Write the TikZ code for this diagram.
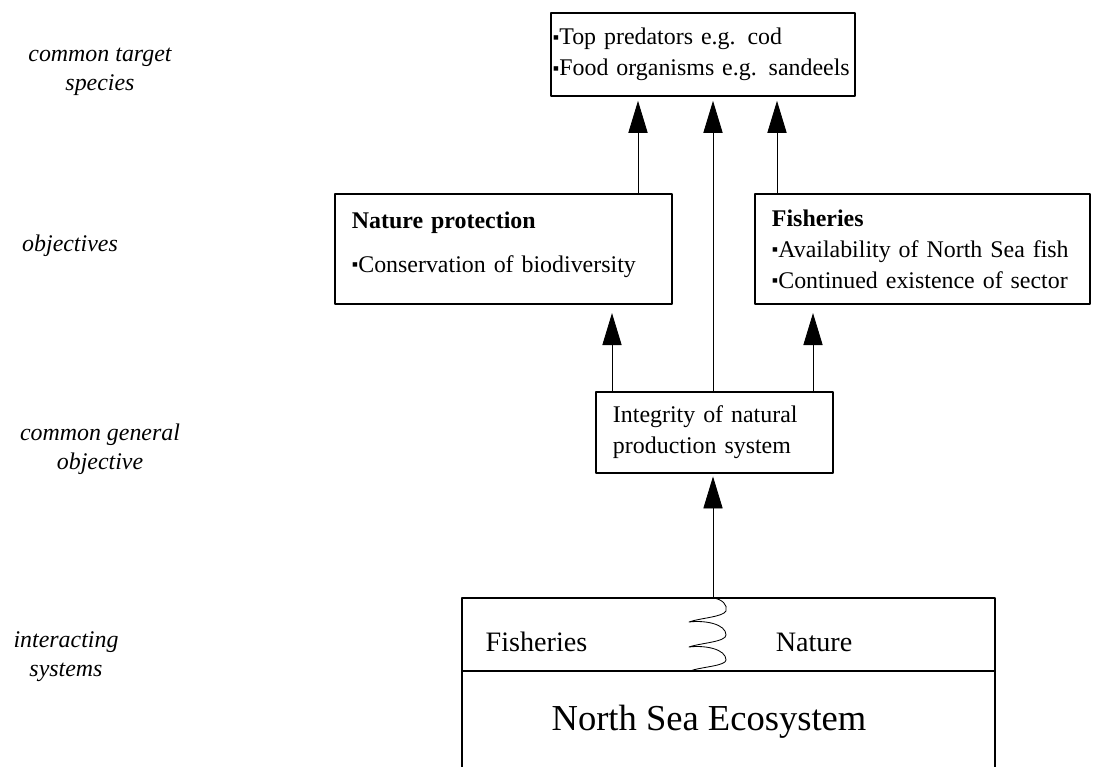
\documentclass[tikz,border=0pt]{standalone}
\usepackage{fontspec}
\setmainfont{Liberation Serif}
\usetikzlibrary{arrows.meta}

\newcommand{\sq}{\raisebox{0.12ex}{\scalebox{0.75}{▪}}}

\tikzset{
  box/.style={draw,line width=0.9pt,inner sep=0pt,align=left,font=\fontsize{17}{22}\selectfont},
  side/.style={align=center,font=\fontsize{17}{20.5}\selectfont\itshape},
  sys/.style={inner sep=0pt,font=\fontsize{20}{24}\selectfont},
  up/.style={-{Triangle[length=0.8cm,width=0.48cm]},line width=0.6pt},
}

\begin{document}
\begin{tikzpicture}[x=0.025cm,y=-0.025cm,line join=round]
\useasboundingbox (0,0) rectangle (1097,767);

% level names
\node[side] (lspecies) at (100,72) {common target\\species};
\node[side] (lobj) at (70,246) {objectives};
\node[side] (lgen) at (100,449) {common general\\objective};
\node[side] (lsys) at (66,657) {interacting\\systems};

% columns of the arrows
\coordinate (c0) at (713,0);
\coordinate (c1) at (638,0);
\coordinate (c2) at (777,0);
\coordinate (c3) at (612,0);
\coordinate (c4) at (813,0);

% boxes
\node[box,minimum width=7.6cm,minimum height=2.075cm,text width=7.5cm] (top) at (703,54.5)
  {\sq Top predators e.g. cod\\\sq Food organisms e.g. sandeels};
\node[box,minimum width=8.425cm,minimum height=2.75cm,text width=7.575cm] (natbox) at (503.5,249)
  {\begin{tabular}{@{}l@{}}\textbf{Nature protection}\\[9pt]\sq Conservation of biodiversity\\[7pt]\end{tabular}};
\node[box,minimum width=8.375cm,minimum height=2.75cm,text width=7.525cm] (fishbox) at (922.5,249)
  {\textbf{Fisheries}\\\sq Availability of North Sea fish\\\sq Continued existence of sector};
\node[box,minimum width=5.925cm,minimum height=2.025cm,text width=5.075cm] (integ) at (714.5,432.5)
  {Integrity of natural\\production system};

% interacting systems
\draw[line width=0.9pt] (462,767) |- (995,598) -- (995,767);
\draw[line width=0.9pt] (462,671) -- (995,671);
\coordinate (ecotop) at (713,598);
\node[sys] (fishsys) at (536.5,642) {Fisheries};
\node[sys] (natsys) at (814,642) {Nature};
\node[sys,font=\fontsize{26}{30}\selectfont] (eco) at (709,722) {North Sea Ecosystem};
\draw[line width=0.6pt] (ecotop) .. controls (722,599) and (728,605) .. (726,611)
  .. controls (723,617) and (700,618) .. (689,622)
  .. controls (705,620) and (726,624) .. (726,635)
  .. controls (726,642) and (700,643) .. (689,647)
  .. controls (705,645) and (726,649) .. (726,660)
  .. controls (726,666) and (700,667) .. (690,671);

% arrows
\draw[up,shorten >=2pt] (ecotop) -- (integ.south -| c0);
\draw[up,shorten >=6pt] (integ.north -| c3) -- (natbox.south -| c3);
\draw[up,shorten >=6pt] (integ.north -| c4) -- (fishbox.south -| c4);
\draw[up,shorten >=3pt] (integ.north -| c0) -- (top.south -| c0);
\draw[up,shorten >=3pt] (natbox.north -| c1) -- (top.south -| c1);
\draw[up,shorten >=3pt] (fishbox.north -| c2) -- (top.south -| c2);
\end{tikzpicture}
\end{document}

____________________

● EXERCISE PROMPT
Copy each line in full and exactly, omitting any picture.

● TASK OUTPUT
Write the TikZ code for this diagram.
\documentclass[tikz,border=0pt]{standalone}
\usepackage{fontspec}
\setmainfont{Liberation Serif}
\usetikzlibrary{arrows.meta}

\newcommand{\sq}{\raisebox{0.12ex}{\scalebox{0.75}{▪}}}

\tikzset{
  box/.style={draw,line width=0.9pt,inner sep=0pt,align=left,font=\fontsize{17}{22}\selectfont},
  side/.style={align=center,font=\fontsize{17}{20.5}\selectfont\itshape},
  sys/.style={inner sep=0pt,font=\fontsize{20}{24}\selectfont},
  up/.style={-{Triangle[length=0.8cm,width=0.48cm]},line width=0.6pt},
}

\begin{document}
\begin{tikzpicture}[x=0.025cm,y=-0.025cm,line join=round]
\useasboundingbox (0,0) rectangle (1097,767);

% level names
\node[side] (lspecies) at (100,72) {common target\\species};
\node[side] (lobj) at (70,246) {objectives};
\node[side] (lgen) at (100,449) {common general\\objective};
\node[side] (lsys) at (66,657) {interacting\\systems};

% columns of the arrows
\coordinate (c0) at (713,0);
\coordinate (c1) at (638,0);
\coordinate (c2) at (777,0);
\coordinate (c3) at (612,0);
\coordinate (c4) at (813,0);

% boxes
\node[box,minimum width=7.6cm,minimum height=2.075cm,text width=7.5cm] (top) at (703,54.5)
  {\sq Top predators e.g. cod\\\sq Food organisms e.g. sandeels};
\node[box,minimum width=8.425cm,minimum height=2.75cm,text width=7.575cm] (natbox) at (503.5,249)
  {\begin{tabular}{@{}l@{}}\textbf{Nature protection}\\[9pt]\sq Conservation of biodiversity\\[7pt]\end{tabular}};
\node[box,minimum width=8.375cm,minimum height=2.75cm,text width=7.525cm] (fishbox) at (922.5,249)
  {\textbf{Fisheries}\\\sq Availability of North Sea fish\\\sq Continued existence of sector};
\node[box,minimum width=5.925cm,minimum height=2.025cm,text width=5.075cm] (integ) at (714.5,432.5)
  {Integrity of natural\\production system};

% interacting systems
\draw[line width=0.9pt] (462,767) |- (995,598) -- (995,767);
\draw[line width=0.9pt] (462,671) -- (995,671);
\coordinate (ecotop) at (713,598);
\node[sys] (fishsys) at (536.5,642) {Fisheries};
\node[sys] (natsys) at (814,642) {Nature};
\node[sys,font=\fontsize{26}{30}\selectfont] (eco) at (709,722) {North Sea Ecosystem};
\draw[line width=0.6pt] (ecotop) .. controls (722,599) and (728,605) .. (726,611)
  .. controls (723,617) and (700,618) .. (689,622)
  .. controls (705,620) and (726,624) .. (726,635)
  .. controls (726,642) and (700,643) .. (689,647)
  .. controls (705,645) and (726,649) .. (726,660)
  .. controls (726,666) and (700,667) .. (690,671);

% arrows
\draw[up,shorten >=2pt] (ecotop) -- (integ.south -| c0);
\draw[up,shorten >=6pt] (integ.north -| c3) -- (natbox.south -| c3);
\draw[up,shorten >=6pt] (integ.north -| c4) -- (fishbox.south -| c4);
\draw[up,shorten >=3pt] (integ.north -| c0) -- (top.south -| c0);
\draw[up,shorten >=3pt] (natbox.north -| c1) -- (top.south -| c1);
\draw[up,shorten >=3pt] (fishbox.north -| c2) -- (top.south -| c2);
\end{tikzpicture}
\end{document}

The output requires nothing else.